In the Place Charles II, you can admire Charleroi's city hall and its UNESCO listed belfry. This imposing edifice successfully blends Classicism and Art Deco. 250 steps take you to the top of the 70-metre-high belfry.


Art Nouveau first appeared at the end of the 19th century, followed by Art Deco, along with the emergence of a more wealthy class, grown rich thanks to the flourishing iron, glass and coal industry.  The industrialists had comfortable buildings built for them which reflected their economic success and Art Nouveau fulfilled their expectations.


The Maison Lafleur and the Maison Dorée, typical examples of Art Nouveau, are now listed buildings.


Still in the Place Charles II, the Saint-Christophe Basilica can be seen towering overhead.
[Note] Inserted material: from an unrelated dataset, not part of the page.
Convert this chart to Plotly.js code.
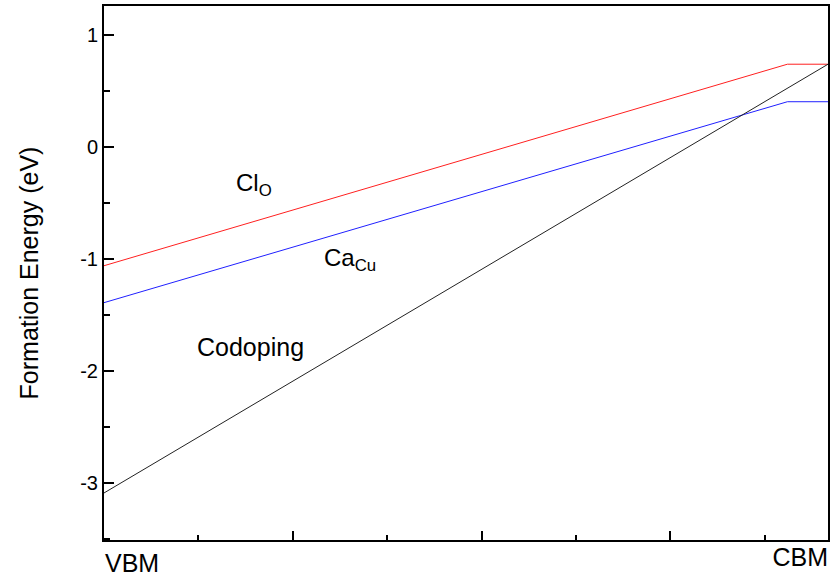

The mixtures of styles is due to the fact that it was built in different periods.


The original Church of Saint-Christophe was demolished in the 17th century during consolidation works. Louis XIV had a "royal chapel" built for his garrisons. It wasn't until 1772 that the church reclaimed its former name.


The copper dome is a relatively recent addition which was only built after the Second World War. In 1957, an enormous mosaic was installed behind the chancel. This Belgian project was carried out by Venetians and recalls the brilliance of Byzantine artists.